▸ Information provided

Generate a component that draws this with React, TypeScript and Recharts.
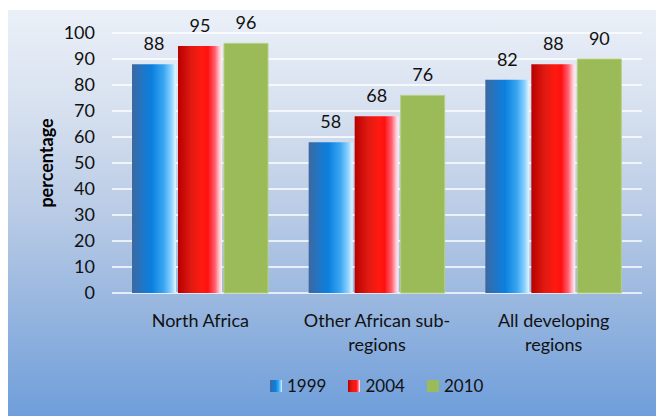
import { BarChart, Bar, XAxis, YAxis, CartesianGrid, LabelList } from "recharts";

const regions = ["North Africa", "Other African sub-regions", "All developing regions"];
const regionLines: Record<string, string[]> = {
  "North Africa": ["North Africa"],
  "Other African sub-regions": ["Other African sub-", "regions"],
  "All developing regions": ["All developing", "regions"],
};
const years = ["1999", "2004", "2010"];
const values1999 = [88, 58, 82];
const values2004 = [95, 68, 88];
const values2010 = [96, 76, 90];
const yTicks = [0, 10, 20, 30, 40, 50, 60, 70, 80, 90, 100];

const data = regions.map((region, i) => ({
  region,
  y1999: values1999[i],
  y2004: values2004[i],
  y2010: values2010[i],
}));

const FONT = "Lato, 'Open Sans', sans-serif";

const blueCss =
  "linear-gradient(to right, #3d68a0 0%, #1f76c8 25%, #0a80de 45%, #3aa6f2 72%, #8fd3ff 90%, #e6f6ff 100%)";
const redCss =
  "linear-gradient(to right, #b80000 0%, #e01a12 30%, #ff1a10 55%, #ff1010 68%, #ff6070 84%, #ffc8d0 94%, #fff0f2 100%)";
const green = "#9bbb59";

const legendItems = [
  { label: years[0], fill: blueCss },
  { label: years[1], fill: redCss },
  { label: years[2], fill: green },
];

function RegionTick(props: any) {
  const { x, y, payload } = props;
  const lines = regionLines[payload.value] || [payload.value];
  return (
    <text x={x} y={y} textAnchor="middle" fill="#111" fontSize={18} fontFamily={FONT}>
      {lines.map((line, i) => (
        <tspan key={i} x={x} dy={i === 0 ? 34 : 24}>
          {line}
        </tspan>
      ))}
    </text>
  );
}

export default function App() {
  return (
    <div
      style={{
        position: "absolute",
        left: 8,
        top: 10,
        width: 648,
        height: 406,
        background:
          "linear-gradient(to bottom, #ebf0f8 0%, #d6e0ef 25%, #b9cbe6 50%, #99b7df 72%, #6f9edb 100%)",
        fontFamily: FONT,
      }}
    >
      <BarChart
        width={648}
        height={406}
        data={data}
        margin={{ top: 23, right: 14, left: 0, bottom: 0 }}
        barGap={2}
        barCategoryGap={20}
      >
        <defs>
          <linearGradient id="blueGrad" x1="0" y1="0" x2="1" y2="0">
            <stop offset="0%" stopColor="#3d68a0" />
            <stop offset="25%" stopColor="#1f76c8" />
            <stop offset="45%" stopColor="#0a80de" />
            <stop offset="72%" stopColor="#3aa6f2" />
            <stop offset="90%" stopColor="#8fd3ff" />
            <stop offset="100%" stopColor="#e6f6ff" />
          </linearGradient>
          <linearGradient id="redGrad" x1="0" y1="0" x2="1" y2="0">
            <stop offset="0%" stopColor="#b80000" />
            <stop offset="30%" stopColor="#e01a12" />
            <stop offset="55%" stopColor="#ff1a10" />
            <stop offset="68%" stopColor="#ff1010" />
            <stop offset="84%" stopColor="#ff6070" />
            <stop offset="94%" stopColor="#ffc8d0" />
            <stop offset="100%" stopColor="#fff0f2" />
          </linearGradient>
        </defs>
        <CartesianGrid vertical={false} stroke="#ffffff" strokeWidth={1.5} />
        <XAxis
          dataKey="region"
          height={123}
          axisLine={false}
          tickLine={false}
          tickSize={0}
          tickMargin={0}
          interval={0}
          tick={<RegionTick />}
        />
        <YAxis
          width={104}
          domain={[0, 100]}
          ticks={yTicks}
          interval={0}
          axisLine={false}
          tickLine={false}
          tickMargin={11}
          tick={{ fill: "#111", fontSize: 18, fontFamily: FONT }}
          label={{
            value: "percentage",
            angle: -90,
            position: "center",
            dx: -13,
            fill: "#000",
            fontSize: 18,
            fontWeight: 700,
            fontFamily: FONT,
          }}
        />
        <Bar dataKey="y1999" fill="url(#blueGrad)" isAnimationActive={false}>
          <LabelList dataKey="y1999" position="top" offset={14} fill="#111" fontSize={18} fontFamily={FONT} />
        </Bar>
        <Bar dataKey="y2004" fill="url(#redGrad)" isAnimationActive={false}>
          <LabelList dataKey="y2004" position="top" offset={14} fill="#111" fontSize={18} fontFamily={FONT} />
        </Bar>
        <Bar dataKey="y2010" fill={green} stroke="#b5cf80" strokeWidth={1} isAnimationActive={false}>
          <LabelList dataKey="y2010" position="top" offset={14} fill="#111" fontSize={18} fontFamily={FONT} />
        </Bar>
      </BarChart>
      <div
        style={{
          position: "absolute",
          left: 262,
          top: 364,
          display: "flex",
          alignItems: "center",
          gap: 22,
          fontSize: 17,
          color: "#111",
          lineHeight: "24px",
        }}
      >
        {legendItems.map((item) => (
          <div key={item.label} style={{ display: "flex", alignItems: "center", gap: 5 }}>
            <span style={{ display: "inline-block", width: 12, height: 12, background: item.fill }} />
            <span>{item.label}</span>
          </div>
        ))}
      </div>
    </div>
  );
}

▸ Required work
Reproduce the material above from its first line through the line containing "YAxis, CartesianGrid, LabelList", both ends included, and skip every picture.

▸ The solution
Generate a component that draws this with React, TypeScript and Recharts.
import { BarChart, Bar, XAxis, YAxis, CartesianGrid, LabelList } from "recharts";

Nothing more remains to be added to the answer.